Rares sont les mouvements “terroristes”
qui parviennent à la victoire,
les processus de paix demeurent fragiles.
Entre désengagement, épuisement et transition,
les conditions de sortie des conflits sont très variables.
Le gros mot est lâché. Pas de solution durable sans discussions, négociations entre les belligérants. Puisse l’ancienne patronne du M15, les services de enseignement anglais, être davantage écoutée. Elle déclarait en 2011 que la solution purement militaire est un leurre et une erreur, il n’y a pas d’alternative sérieuse autre que le dialogue, si l’on veut en finir avec le terrorisme.
Tout cela demande de la mesure et du temps, l’autre ne doit plus être considéré comme une bête infâme, mais comme un adversaire. Malheureusement, les tendances lourdes ou les pesanteurs sociologiques, la mémoire du conflit, l’emportent souvent sur la volonté stratégique de tel ou tel acteur. Sortir de la violence suppose des situations intermédiaires et imparfaites. Envers et contre tout, et ce sera la note d’espoir à la dernière page d’Homo terrorismus, “dans l’enfer du terrorisme, repose un bien plus important encore, l’espérance de se reconnaître enfin les uns les autres dans cette expérience ultime, et ainsi de mieux s’accepter, ensemble”.
Certes quelques brefs passages du livre feront tiquer le lecteur abertzale. Nous pensons ici à l’évocation des identités d’emprunt, au “narcissisme des petites différences” ou aux situations objectives de domination assez peu évoquées. Mais des désaccords ponctuels sont nécessaires pour engendrer le débat. Sinon, on ronronne dans l’entre-soi.

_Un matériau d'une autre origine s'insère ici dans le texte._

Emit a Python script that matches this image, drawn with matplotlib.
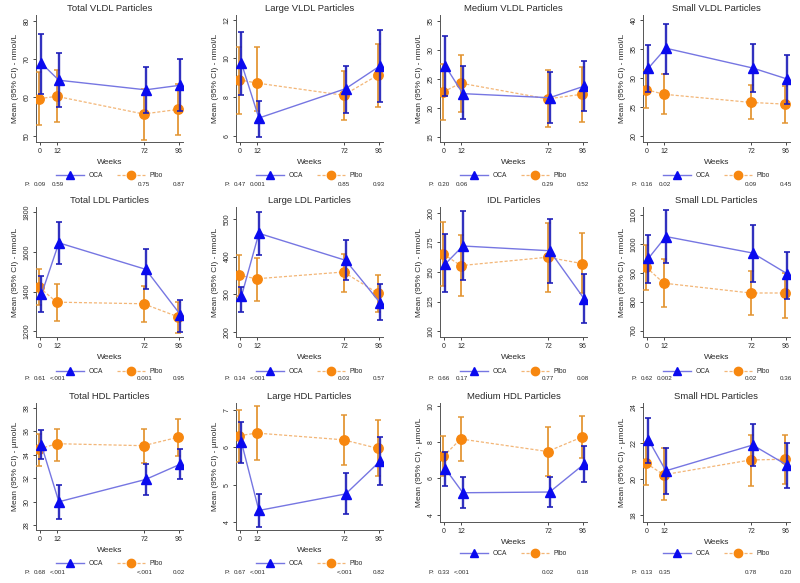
import matplotlib as mpl
mpl.use('Agg')
import matplotlib.pyplot as plt
import matplotlib.transforms as mtransforms
from matplotlib.lines import Line2D

plt.rcParams['font.family'] = ['Liberation Sans', 'DejaVu Sans']

weeks = [0, 12, 72, 96]

titles = ["Total VLDL Particles", "Large VLDL Particles", "Medium VLDL Particles", "Small VLDL Particles",
          "Total LDL Particles", "Large LDL Particles", "IDL Particles", "Small LDL Particles",
          "Total HDL Particles", "Large HDL Particles", "Medium HDL Particles", "Small HDL Particles"]
units = ["nmol/L"] * 8 + ["\u00b5mol/L"] * 4

# OCA: mean, lower CI, upper CI
oca_mean = [[68.9, 64.5, 62.0, 63.2], [9.75, 6.92, 8.44, 9.63], [27.2, 22.5, 21.8, 23.8], [31.7, 35.1, 31.7, 29.8],
            [1387, 1645, 1512, 1284], [295, 462, 390, 276], [157, 172, 168, 127], [950, 1025, 968, 896],
            [34.8, 30.0, 31.9, 33.2], [6.13, 4.32, 4.76, 5.64], [6.52, 5.21, 5.25, 6.80], [22.15, 20.44, 21.87, 20.74]]
oca_lo = [[61.0, 57.6, 56.0, 56.5], [8.1, 5.92, 7.17, 7.73], [22.1, 18.1, 17.5, 19.6], [27.5, 30.7, 27.5, 25.6],
          [1298, 1537, 1413, 1197], [252, 404, 338, 231], [132.7, 142.9, 140.6, 106.5], [864, 934, 869, 809],
          [33.6, 28.57, 30.57, 31.91], [5.57, 3.87, 4.23, 5.01], [5.58, 4.38, 4.44, 5.82], [20.88, 19.18, 20.70, 19.50]]
oca_hi = [[76.5, 71.6, 68.0, 70.1], [11.37, 7.81, 9.63, 11.49], [32.4, 27.3, 26.2, 28.1], [35.7, 39.2, 35.8, 33.9],
          [1476, 1752, 1612, 1360], [319, 520, 443, 326], [181.8, 201.7, 195.2, 148.3], [1031, 1116, 1066, 971],
          [36.1, 31.43, 33.23, 34.49], [6.67, 4.77, 5.32, 6.27], [7.45, 6.06, 6.06, 7.76], [23.36, 21.68, 23.04, 22.0]]

# Placebo: mean, lower CI, upper CI
plb_mean = [[59.7, 60.3, 55.7, 56.9], [8.90, 8.73, 8.10, 9.15], [22.8, 24.3, 21.6, 22.4], [28.0, 27.2, 25.8, 25.5],
            [1421, 1347, 1339, 1273], [350, 341, 359, 302], [165.3, 155.4, 162.5, 157.1], [919, 864, 830, 830],
            [34.49, 34.94, 34.77, 35.49], [6.31, 6.38, 6.20, 5.97], [7.21, 8.17, 7.48, 8.28], [20.85, 20.22, 21.04, 21.08]]
plb_lo = [[52.8, 53.6, 49.0, 50.2], [7.12, 7.29, 6.83, 7.47], [18.0, 19.4, 16.8, 17.6], [24.9, 23.8, 23.0, 22.3],
          [1331, 1250, 1248, 1193], [295, 283, 306, 252], [138.4, 129.3, 133.5, 132.1], [840, 783, 754, 745],
          [33.06, 33.51, 33.34, 33.86], [5.61, 5.66, 5.52, 5.23], [6.14, 6.97, 6.14, 7.15], [19.66, 18.80, 19.57, 19.72]]
plb_hi = [[66.7, 67.1, 62.2, 63.6], [10.61, 10.61, 9.37, 10.76], [27.6, 29.2, 26.6, 27.0], [31.3, 30.7, 28.8, 28.6],
          [1512, 1438, 1430, 1350], [403, 395, 407, 350], [192.3, 181.0, 191.8, 183.2], [997, 948, 905, 899],
          [35.8, 36.2, 36.2, 37.06], [6.99, 7.10, 6.85, 6.72], [8.31, 9.38, 8.81, 9.42], [22.04, 21.68, 22.43, 22.43]]

p_values = [["0.09", "0.59", "0.75", "0.87"], ["0.47", "0.001", "0.85", "0.93"],
            ["0.20", "0.06", "0.29", "0.52"], ["0.16", "0.02", "0.09", "0.45"],
            ["0.61", "<.001", "0.001", "0.95"], ["0.14", "<.001", "0.03", "0.57"],
            ["0.66", "0.17", "0.77", "0.08"], ["0.62", "0.002", "0.02", "0.36"],
            ["0.68", "<.001", "<.001", "0.02"], ["0.67", "<.001", "<.001", "0.82"],
            ["0.33", "<.001", "0.02", "0.18"], ["0.13", "0.35", "0.78", "0.20"]]

yticks = [[50, 60, 70, 80], [6, 8, 10, 12], [15, 20, 25, 30, 35], [20, 25, 30, 35, 40],
          [1200, 1400, 1600, 1800], [200, 300, 400, 500], [100, 125, 150, 175, 200], [700, 800, 900, 1000, 1100],
          [28, 30, 32, 34, 36, 38], [4, 5, 6, 7], [4, 6, 8, 10], [18, 20, 22, 24]]
ylims = [(48.4, 81.5), (5.68, 12.25), (14.2, 36.0), (19.0, 40.8),
         (1172, 1825), (186, 532), (95, 205), (678, 1127),
         (27.6, 38.4), (3.8, 7.18), (3.6, 10.15), (17.6, 24.2)]

W, H = 800.0, 583.0
col_left = [36, 236, 440, 643]
ax_w = 147
row_top = [15, 207, 403]
row_bot = [142, 337, 530]

oca_mk, oca_err, oca_line = "#0a0aef", "#1c1cb8", "#7676e2"
plb_mk, plb_err, plb_line = "#f7870f", "#e39430", "#f3b677"
txt = "#2a2a2a"

fig = plt.figure(figsize=(8, 5.83), dpi=100)

for i in range(12):
    r, c = divmod(i, 4)
    bot = row_bot[r] - (8 if i in (10, 11) else 0)
    ax = fig.add_axes([col_left[c] / W, 1 - bot / H, ax_w / W, (bot - row_top[r]) / H])

    xo = [w + 1.0 for w in weeks]
    xp = [w - 0.5 for w in weeks]
    pm, pl, ph = plb_mean[i], plb_lo[i], plb_hi[i]
    om, ol, oh = oca_mean[i], oca_lo[i], oca_hi[i]

    ax.plot(xp, pm, color=plb_line, lw=0.9, ls=(0, (2.5, 1.5)), zorder=2)
    ax.errorbar(xp, pm, yerr=[[m - l for m, l in zip(pm, pl)], [h - m for m, h in zip(pm, ph)]],
                fmt='none', ecolor=plb_err, elinewidth=1.4, capsize=2.2, capthick=1.2, alpha=0.9, zorder=3)
    ax.plot(xp, pm, 'o', color=plb_mk, ms=6.8, mec=plb_mk, zorder=4)

    ax.plot(xo, om, color=oca_line, lw=1.0, zorder=5)
    ax.errorbar(xo, om, yerr=[[m - l for m, l in zip(om, ol)], [h - m for m, h in zip(om, oh)]],
                fmt='none', ecolor=oca_err, elinewidth=1.7, capsize=2.2, capthick=1.3, alpha=0.9, zorder=6)
    ax.plot(xo, om, '^', color=oca_mk, ms=6.6, mec=oca_mk, zorder=7)

    ax.set_xlim(-2.8, 98.8)
    ax.set_ylim(*ylims[i])
    ax.set_xticks(weeks)
    ax.set_yticks(yticks[i])
    ax.tick_params(axis='both', labelsize=5, colors=txt, length=2.5, width=0.6, pad=1.5)
    ax.tick_params(axis='y', labelrotation=90)
    for lab in ax.get_yticklabels():
        lab.set_va('center')
    for s in ['top', 'right']:
        ax.spines[s].set_visible(False)
    for s in ['left', 'bottom']:
        ax.spines[s].set_color("#555555")
        ax.spines[s].set_linewidth(0.7)

    ax.set_title(titles[i], fontsize=6.8, color=txt, pad=3)
    ax.set_ylabel("Mean (95% CI) - " + units[i], fontsize=6, color=txt, labelpad=3)
    ax.set_xlabel("Weeks", fontsize=6, color=txt, labelpad=3)

    handles = [Line2D([], [], color=oca_line, lw=1.0, marker='^', ms=5.8, mfc=oca_mk, mec=oca_mk),
               Line2D([], [], color=plb_line, lw=0.9, ls=(0, (2.5, 1.5)), marker='o', ms=6, mfc=plb_mk, mec=plb_mk)]
    ax.legend(handles, ["OCA", "Plbo"], loc='center', bbox_to_anchor=(0.5, -0.265), ncol=2, frameon=False,
              fontsize=4.8, handlelength=4.2, columnspacing=2.2, handletextpad=0.6, labelcolor=txt)

    h_ax = bot - row_top[r]
    p_y = -(row_bot[r] - 142 + 184 - bot) / h_ax
    trans = mtransforms.blended_transform_factory(ax.transData, ax.transAxes)
    ax.text(-0.06, p_y, "P:", transform=ax.transAxes, fontsize=4.5, color=txt, ha='center', va='center')
    for w, p in zip(weeks, p_values[i]):
        ax.text(w, p_y, p, transform=trans, fontsize=4.5, color=txt, ha='center', va='center')

fig.savefig("out.png", dpi=100)
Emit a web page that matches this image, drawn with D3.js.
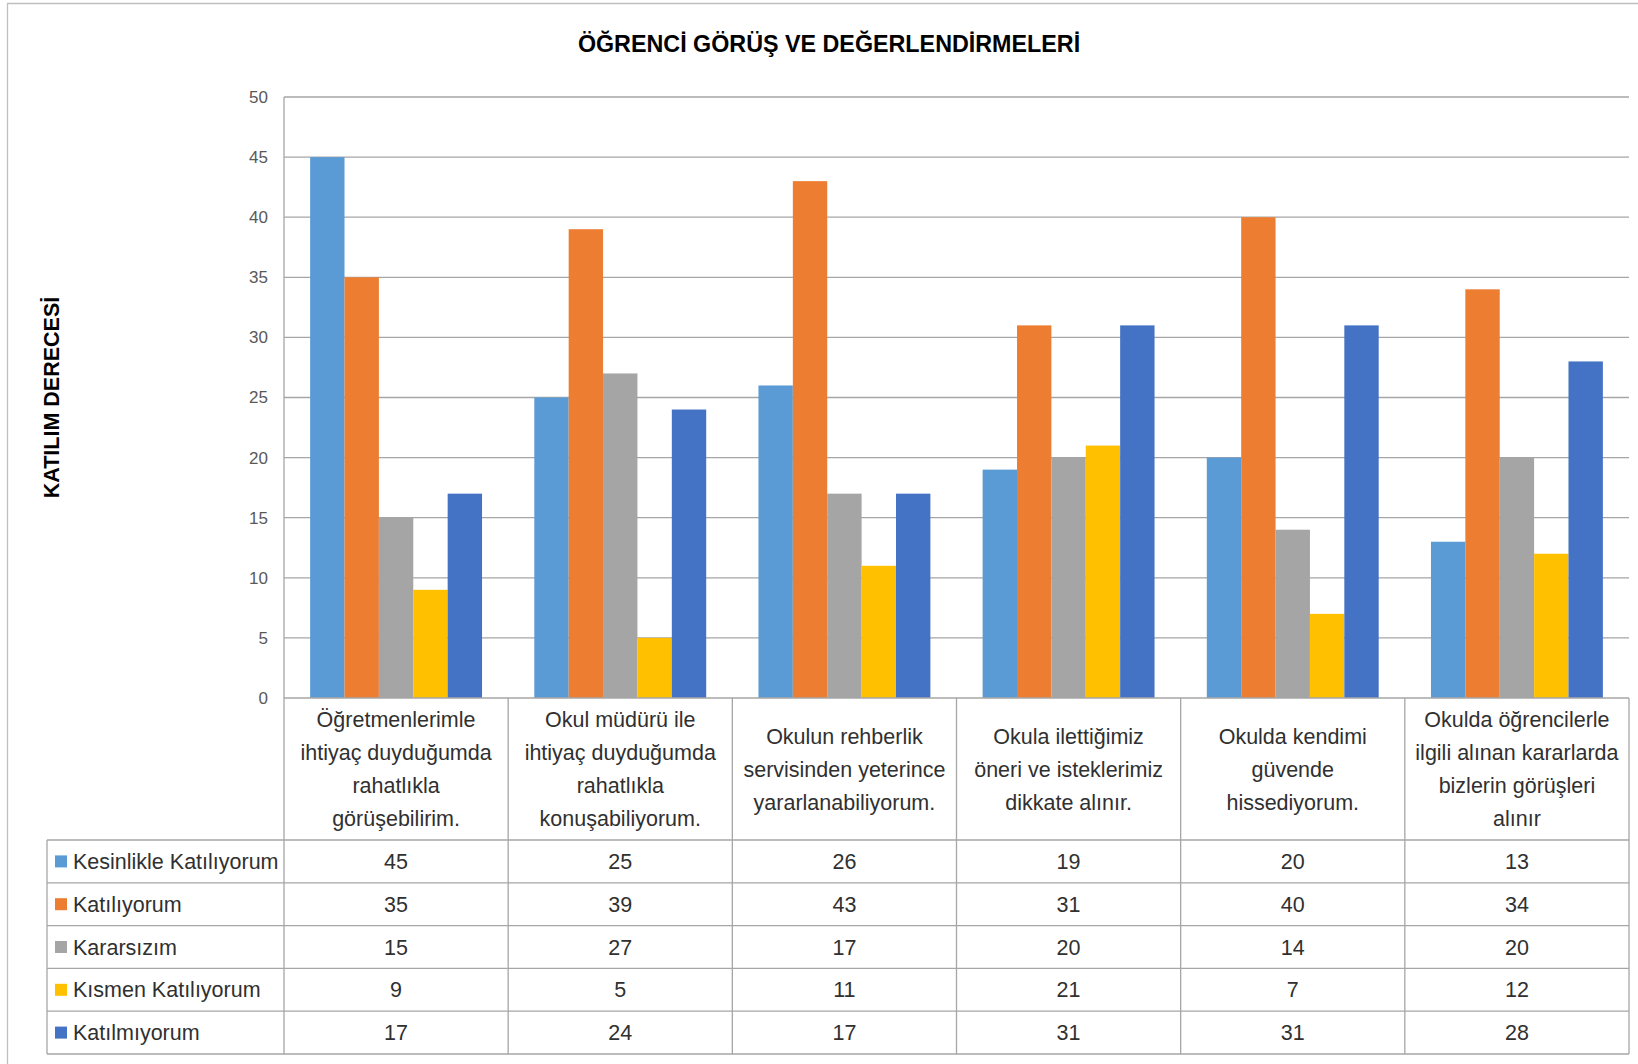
<!DOCTYPE html>
<html>
<head>
<meta charset="utf-8">
<script src="https://cdn.jsdelivr.net/npm/d3@7"></script>
<style>
  body { margin: 0; background: #fff; }
  svg { display: block; font-family: "Liberation Sans", Arial, sans-serif; }
</style>
</head>
<body>
<svg id="chart"></svg>
<script>
// [A] Datos ------------------------------------------------------------------
const categories = [
  ["Öğretmenlerimle", "ihtiyaç duyduğumda", "rahatlıkla", "görüşebilirim."],
  ["Okul müdürü ile", "ihtiyaç duyduğumda", "rahatlıkla", "konuşabiliyorum."],
  ["Okulun rehberlik", "servisinden yeterince", "yararlanabiliyorum."],
  ["Okula ilettiğimiz", "öneri ve isteklerimiz", "dikkate alınır."],
  ["Okulda kendimi", "güvende", "hissediyorum."],
  ["Okulda öğrencilerle", "ilgili alınan kararlarda", "bizlerin görüşleri", "alınır"]
];
const seriesNames = ["Kesinlikle Katılıyorum", "Katılıyorum", "Kararsızım", "Kısmen Katılıyorum", "Katılmıyorum"];
const kesinlikleKatiliyorum = [45, 25, 26, 19, 20, 13];
const katiliyorum = [35, 39, 43, 31, 40, 34];
const kararsizim = [15, 27, 17, 20, 14, 20];
const kismenKatiliyorum = [9, 5, 11, 21, 7, 12];
const katilmiyorum = [17, 24, 17, 31, 31, 28];
const seriesValues = [kesinlikleKatiliyorum, katiliyorum, kararsizim, kismenKatiliyorum, katilmiyorum];
const yTicks = [0, 5, 10, 15, 20, 25, 30, 35, 40, 45, 50];
const colors = ["#5B9BD5", "#ED7D31", "#A5A5A5", "#FFC000", "#4472C4"];

// [B] Configuracion ----------------------------------------------------------
const width = 1638;
const height = 1064;
const plot = { left: 284, right: 1629, top: 97, bottom: 698 };
const tableLeft = 47;
const tableTop = 840;
const tableBottom = 1054;
const gridColor = "#a6a6a6";
const textColor = "#303030";
const fontSize = 21.5;

const svg = d3.select("#chart").attr("width", width).attr("height", height);

// marco exterior (solo izquierda y arriba quedan dentro de la imagen)
svg.append("path")
  .attr("d", `M7.5,${height} V3.5 H${width}`)
  .attr("fill", "none").attr("stroke", "#bfbfbf").attr("stroke-width", 1.3);

// [C] Escalas ----------------------------------------------------------------
const catIdx = d3.range(categories.length);
const x0 = d3.scaleBand().domain(catIdx).range([plot.left, plot.right]);
const x1 = d3.scaleBand().domain(d3.range(seriesNames.length))
  .range([0, x0.bandwidth()]).paddingOuter(0.76);
const y = d3.scaleLinear().domain([0, 50]).range([plot.bottom, plot.top]);
const rowY = d3.scaleBand().domain(d3.range(seriesNames.length)).range([tableTop, tableBottom]);

// [D] Cuadricula y eje Y -----------------------------------------------------
svg.append("g").selectAll("line")
  .data(yTicks.filter(t => t > 0))
  .join("line")
  .attr("x1", plot.left).attr("x2", plot.right)
  .attr("y1", d => y(d)).attr("y2", d => y(d))
  .attr("stroke", gridColor).attr("stroke-width", 1.3);

const yAxis = svg.append("g")
  .attr("transform", `translate(${plot.left},0)`)
  .call(d3.axisLeft(y).tickValues(yTicks).tickSize(0).tickPadding(16));
yAxis.select(".domain").remove();
yAxis.selectAll("text")
  .attr("font-family", "Liberation Sans, sans-serif")
  .attr("font-size", 17).attr("fill", "#595959");

svg.append("text")
  .attr("transform", `translate(59,${(plot.top + plot.bottom) / 2}) rotate(-90)`)
  .attr("text-anchor", "middle")
  .attr("font-size", 21.5).attr("font-weight", "bold").attr("fill", "#000")
  .text("KATILIM DERECESİ");

// [E] Barras -----------------------------------------------------------------
svg.append("g").selectAll("g")
  .data(seriesValues)
  .join("g")
  .attr("fill", (d, i) => colors[i])
  .each(function (vals, si) {
    d3.select(this).selectAll("rect")
      .data(vals)
      .join("rect")
      .attr("x", (v, ci) => x0(ci) + x1(si))
      .attr("y", v => y(v))
      .attr("width", x1.bandwidth())
      .attr("height", v => y(0) - y(v));
  });

// [F] Tabla de datos ---------------------------------------------------------
const table = svg.append("g").attr("stroke", gridColor).attr("stroke-width", 1.3);
// linea base y filas
table.append("line")
  .attr("x1", plot.left).attr("x2", plot.right)
  .attr("y1", plot.bottom).attr("y2", plot.bottom);
table.selectAll("line.row")
  .data(d3.range(seriesNames.length + 1))
  .join("line").attr("class", "row")
  .attr("x1", tableLeft).attr("x2", plot.right)
  .attr("y1", i => i < seriesNames.length ? rowY(i) : tableBottom)
  .attr("y2", i => i < seriesNames.length ? rowY(i) : tableBottom);
// columnas
table.append("line")
  .attr("x1", tableLeft).attr("x2", tableLeft)
  .attr("y1", tableTop).attr("y2", tableBottom);
table.append("line")
  .attr("x1", plot.left).attr("x2", plot.left)
  .attr("y1", plot.top).attr("y2", tableBottom);
table.selectAll("line.col")
  .data(catIdx)
  .join("line").attr("class", "col")
  .attr("x1", ci => x0(ci) + x0.bandwidth()).attr("x2", ci => x0(ci) + x0.bandwidth())
  .attr("y1", plot.bottom).attr("y2", tableBottom);

// etiquetas de categoria
const lineH = 33;
const headMid = (plot.bottom + tableTop) / 2;
svg.append("g").selectAll("text")
  .data(categories)
  .join("text")
  .attr("text-anchor", "middle")
  .attr("font-size", fontSize).attr("fill", textColor)
  .each(function (lines, ci) {
    const top = headMid - (lines.length - 1) * lineH / 2;
    d3.select(this).selectAll("tspan")
      .data(lines)
      .join("tspan")
      .attr("x", x0(ci) + x0.bandwidth() / 2)
      .attr("y", (l, li) => top + li * lineH)
      .attr("dy", "0.35em")
      .text(l => l);
  });

// leyenda
const legend = svg.append("g").selectAll("g")
  .data(seriesNames)
  .join("g")
  .attr("transform", (d, i) => `translate(0,${rowY(i) + rowY.bandwidth() / 2})`);
legend.append("rect")
  .attr("x", 55).attr("y", -6).attr("width", 12).attr("height", 12)
  .attr("fill", (d, i) => colors[i]);
legend.append("text")
  .attr("x", 73).attr("dy", "0.35em")
  .attr("font-size", fontSize).attr("fill", textColor)
  .text(d => d);

// valores
svg.append("g").selectAll("g")
  .data(seriesValues)
  .join("g")
  .each(function (vals, si) {
    d3.select(this).selectAll("text")
      .data(vals)
      .join("text")
      .attr("x", (v, ci) => x0(ci) + x0.bandwidth() / 2)
      .attr("y", rowY(si) + rowY.bandwidth() / 2)
      .attr("dy", "0.35em")
      .attr("text-anchor", "middle")
      .attr("font-size", fontSize).attr("fill", textColor)
      .text(v => v);
  });

// [G] Titulo -----------------------------------------------------------------
svg.append("text")
  .attr("x", 829).attr("y", 44).attr("dy", "0.35em")
  .attr("text-anchor", "middle")
  .attr("font-size", 23.3).attr("font-weight", "bold").attr("fill", "#000")
  .text("ÖĞRENCİ GÖRÜŞ VE DEĞERLENDİRMELERİ");
</script>
</body>
</html>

Il fallait faire preuve d’une belle indépendance d’esprit, d’une grande hauteur de vue pour écrire un tel livre. Ce bref article ne rend pas assez compte de sa densité et de la finesse de ses analyses. L’ampleur de ses références cueillies aux quatre coins de la planète et sur plusieurs siècles, témoigne de ses qualités. Nous avons là une synthèse, mais aussi un ouvrage de référence qui devrait éclairer notre réflexion politique, nous rendre plus lucides. Pour mieux comprendre ce qui s’est passé hier en Pays Basque, mais aussi appréhender l’avenir.
François Thuillier et Emmanuel-Pierre Guittet, Homo terrorismus, Les chemins ordinaires de l’extrême violence, éditions Temps présent, Paris, 2020, 182 p. 18 eusko.